Glenn, who was not available for an interview on Friday, told the Daily News on Monday that her constituents broadly support having an independent agency — instead of the state department of Environment, Great Lakes and Energy (EGLE) — investigate the failure of the Edenville Dam. EGLE is itself a defendant in multiple lawsuits related to the failure of the dam.
“I have not run into anybody in Midland who does not think we deserve an independent investigation,” Glenn said. “I think an independent investigation is absolutely the way to go. With all the lawsuits going on, including (against) the Attorney General and EGLE, it does not feel right to have them be doing the investigating.”

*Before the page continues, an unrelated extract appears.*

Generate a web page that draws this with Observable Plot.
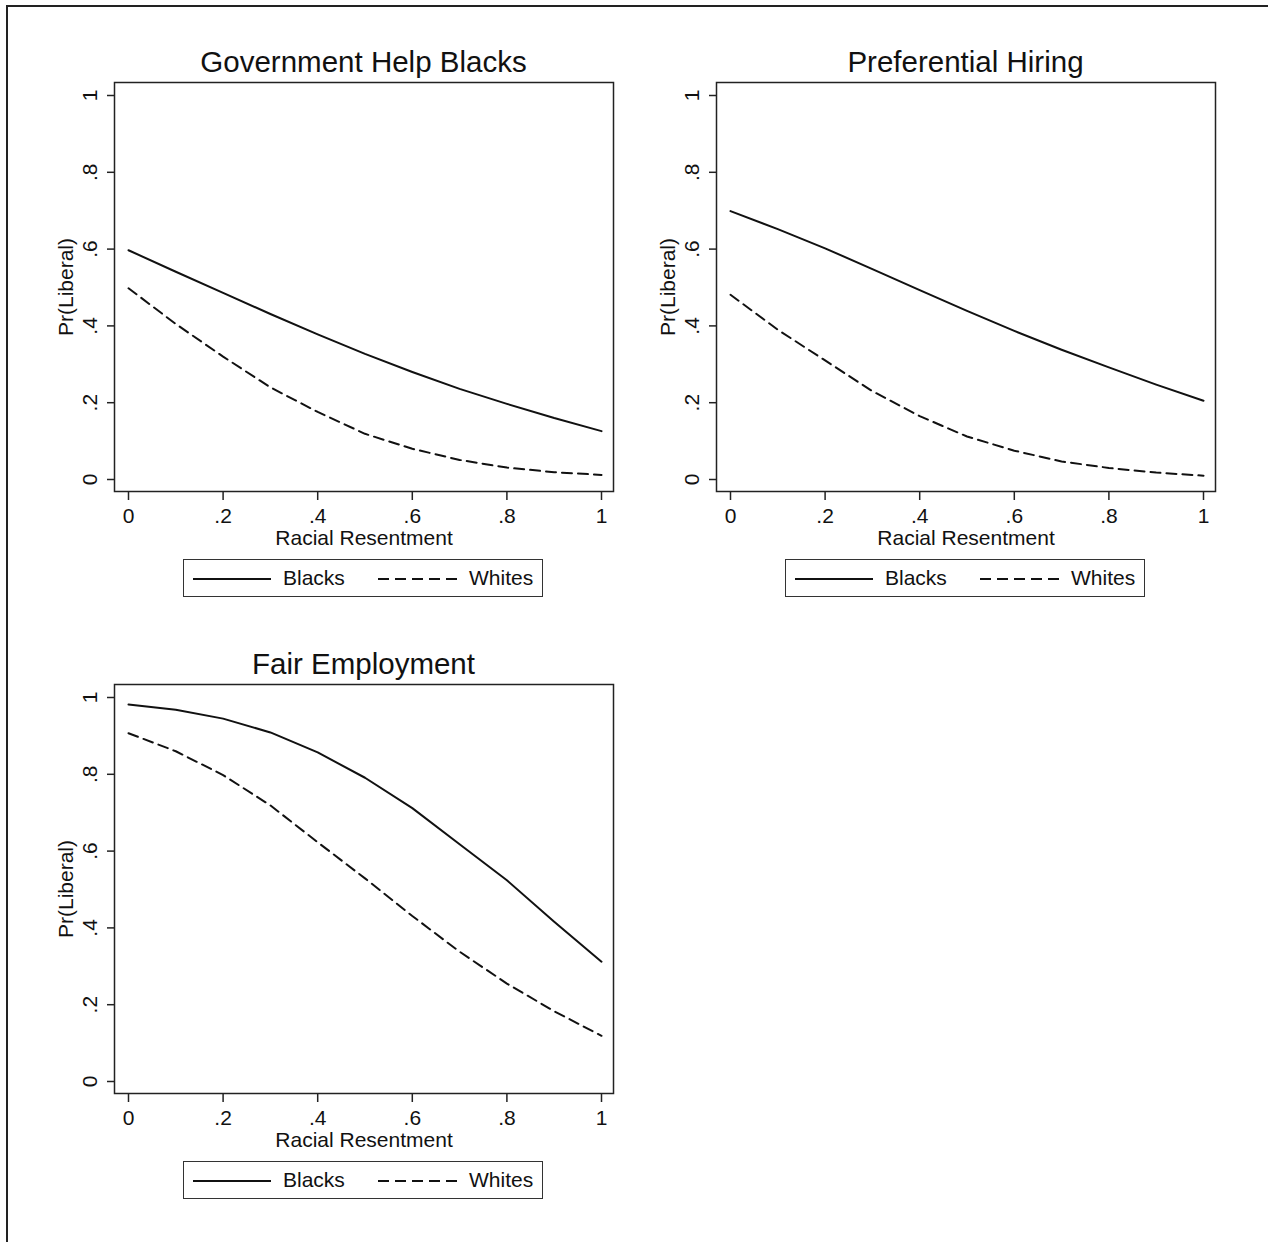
<!DOCTYPE html>
<html>
<head>
<meta charset="utf-8">
<script src="https://cdn.jsdelivr.net/npm/d3@7"></script>
<script src="https://cdn.jsdelivr.net/npm/@observablehq/plot@0.6"></script>
<style>
  body { margin: 0; background: #fff; font-family: "Liberation Sans", Arial, sans-serif; color: #111; }
  #page { position: relative; width: 1268px; height: 1242px; overflow: hidden; background: #fff; }
  #border { position: absolute; left: 6px; top: 5px; width: 1400px; height: 1400px; border-top: 2px solid #222; border-left: 2px solid #222; }
  .panel { position: absolute; width: 640px; height: 602px; }
  .title { position: absolute; left: 0; width: 727px; top: 46px; text-align: center; font-size: 29.5px; line-height: 32px; white-space: nowrap; }
  .plotwrap { position: absolute; left: 20px; top: 78px; }
  .legend { position: absolute; left: 183px; top: 559px; width: 358px; height: 36px; border: 1.5px solid #333; }
  .legend .item { position: absolute; top: 0; height: 36px; line-height: 36px; font-size: 21px; white-space: nowrap; }
  .legend svg { position: absolute; top: 17px; }
</style>
</head>
<body>
<div id="page"><div id="border"></div></div>
<script>
// ---- data ----
const xValues = [0, 0.1, 0.2, 0.3, 0.4, 0.5, 0.6, 0.7, 0.8, 0.9, 1];
const panelTitles = ["Government Help Blacks", "Preferential Hiring", "Fair Employment"];
const seriesNames = ["Blacks", "Whites"];
const govHelpBlacks = [0.597, 0.541, 0.486, 0.431, 0.378, 0.327, 0.280, 0.236, 0.197, 0.160, 0.126];
const govHelpWhites = [0.498, 0.405, 0.320, 0.240, 0.176, 0.119, 0.080, 0.051, 0.031, 0.019, 0.012];
const prefHiringBlacks = [0.699, 0.652, 0.602, 0.548, 0.493, 0.439, 0.387, 0.338, 0.292, 0.247, 0.205];
const prefHiringWhites = [0.481, 0.390, 0.310, 0.230, 0.165, 0.112, 0.075, 0.047, 0.030, 0.018, 0.010];
const fairEmpBlacks = [0.982, 0.968, 0.945, 0.909, 0.857, 0.791, 0.712, 0.618, 0.524, 0.416, 0.312];
const fairEmpWhites = [0.907, 0.860, 0.798, 0.719, 0.623, 0.529, 0.431, 0.338, 0.255, 0.183, 0.119];
const tickValues = [0, 0.2, 0.4, 0.6, 0.8, 1];
const tickLabels = ["0", ".2", ".4", ".6", ".8", "1"];
const xAxisLabel = "Racial Resentment";
const yAxisLabel = "Pr(Liberal)";

const panels = [
  {title: panelTitles[0], blacks: govHelpBlacks, whites: govHelpWhites, col: 0, row: 0},
  {title: panelTitles[1], blacks: prefHiringBlacks, whites: prefHiringWhites, col: 1, row: 0},
  {title: panelTitles[2], blacks: fairEmpBlacks, whites: fairEmpWhites, col: 0, row: 1}
];

const fmt = d => tickLabels[tickValues.findIndex(t => Math.abs(t - d) < 1e-9)];
const DASH = "10,6";
const FS = 21;
const page = document.getElementById("page");

for (const p of panels) {
  const panel = document.createElement("div");
  panel.className = "panel";
  panel.style.left = (p.col * 602) + "px";
  panel.style.top = (p.row * 602) + "px";
  page.appendChild(panel);

  const t = document.createElement("div");
  t.className = "title";
  t.textContent = p.title;
  panel.appendChild(t);

  const blacksData = xValues.map((x, i) => ({x, y: p.blacks[i]}));
  const whitesData = xValues.map((x, i) => ({x, y: p.whites[i]}));

  const chart = Plot.plot({
    width: 600,
    height: 474,
    marginLeft: 94,
    marginRight: 7,
    marginTop: 4,
    marginBottom: 61,
    style: {fontFamily: '"Liberation Sans", Arial, sans-serif', fontSize: FS + "px", color: "#111", background: "transparent", overflow: "visible"},
    x: {domain: [0, 1], insetLeft: 14, insetRight: 12},
    y: {domain: [0, 1], insetTop: 13, insetBottom: 12},
    marks: [
      Plot.frame({stroke: "#222", strokeWidth: 1.5}),
      // tick marks from the library's axes; labels drawn as text on the same scales
      Plot.axisX(tickValues, {tickSize: 9, tickFormat: () => "", label: null, stroke: "#222", strokeWidth: 1.5}),
      Plot.axisY(tickValues, {tickSize: 7, tickFormat: () => "", label: null, stroke: "#222", strokeWidth: 1.5}),
      Plot.text(tickValues, {x: d => d, text: fmt, frameAnchor: "bottom", dy: 25, textAnchor: "middle", lineAnchor: "middle", fontSize: FS, fill: "#111"}),
      Plot.text(tickValues, {y: d => d, text: fmt, frameAnchor: "left", dx: -24, rotate: -90, textAnchor: "middle", lineAnchor: "middle", fontSize: FS, fill: "#111"}),
      Plot.text([xAxisLabel], {frameAnchor: "bottom", dy: 47, textAnchor: "middle", lineAnchor: "middle", fontSize: FS, fill: "#111"}),
      Plot.text([yAxisLabel], {frameAnchor: "left", dx: -48, rotate: -90, textAnchor: "middle", lineAnchor: "middle", fontSize: FS, fill: "#111"}),
      Plot.line(blacksData, {x: "x", y: "y", stroke: "#111", strokeWidth: 2}),
      Plot.line(whitesData, {x: "x", y: "y", stroke: "#111", strokeWidth: 2, strokeDasharray: DASH})
    ]
  });
  const wrap = document.createElement("div");
  wrap.className = "plotwrap";
  wrap.appendChild(chart);
  panel.appendChild(wrap);

  // legend
  const lg = document.createElement("div");
  lg.className = "legend";
  lg.innerHTML =
    `<svg width="78" height="4" style="left:9px"><line x1="0" y1="2" x2="78" y2="2" stroke="#111" stroke-width="2"/></svg>` +
    `<div class="item" style="left:99px">${seriesNames[0]}</div>` +
    `<svg width="80" height="4" style="left:194px"><line x1="0" y1="2" x2="80" y2="2" stroke="#111" stroke-width="2" stroke-dasharray="11,6"/></svg>` +
    `<div class="item" style="left:285px">${seriesNames[1]}</div>`;
  panel.appendChild(lg);
}
</script>
</body>
</html>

State Sen. Jim Stamas, R-Midland, and Schulz, also of Midland, are among those who have also called for an independent investigation.
Glenn said that Gov. Gretchen Whitmer, who announced that she was assigning the investigation to EGLE during a news conference in Sanford on May 27, was back in Sanford on Monday, still saying she would like EGLE to be in charge.
Glenn, who represents eastern Midland County and part of Bay County, said she has also heard a mix of emotions from her many constituents whose homes or businesses were damaged or destroyed by the flood.
“I hear everything from immense gratitude, to frustration that things don’t move faster (in terms of getting help for rebuilding),” Glenn said. “But there’s a lot of gratitude for the community coming together and supporting each other.
“And thankfully, we’ve got the United Way that is continuing to assess needs (of people impacted by the flood). I’m in regular communication with them and with the local foundations and businesses that are stepping up to provide food, clothing and shelter while we await longer-term answers, which we hope to be coming soon,” Glenn said in reference to a possible major disaster declaration for Midland County by President Trump.
Meanwhile, Glenn said she is ready to help anyone who needs assistance with insurance questions related to the flood. She serves on the House committee that oversees the Department of Insurance and Financial Services.
Glenn also wants to help anyone who is having trouble filing for unemployment or who has been waiting a long time for an unemployment check. She can be reached at 517-373-1791 or AnnetteGlenn@house.mi.gov.
“We have people in Midland that filed for unemployment in March and still don’t have their check, and now have lost their homes in the flood,” Glenn said. “That can’t happen. This is a huge issue.”
Glenn also attended the Rally for Racial Justice that drew more than 1,200 people in Midland on Sunday. It is one of many similar rallies that have been held around the country and the world since George Floyd died in Minneapolis after a police officer knelt on his neck for almost nine minutes.
“I think the big hope is that this was not (just) the community pulling together for two hours, but the beginning of true work in the community,” Glenn said.
“It’s important that we stand together. … Midland is a great place and Midland desires to be better. And I think these incidents (of violence against black people) that we have seen and experienced have made that a higher priority than in the past.”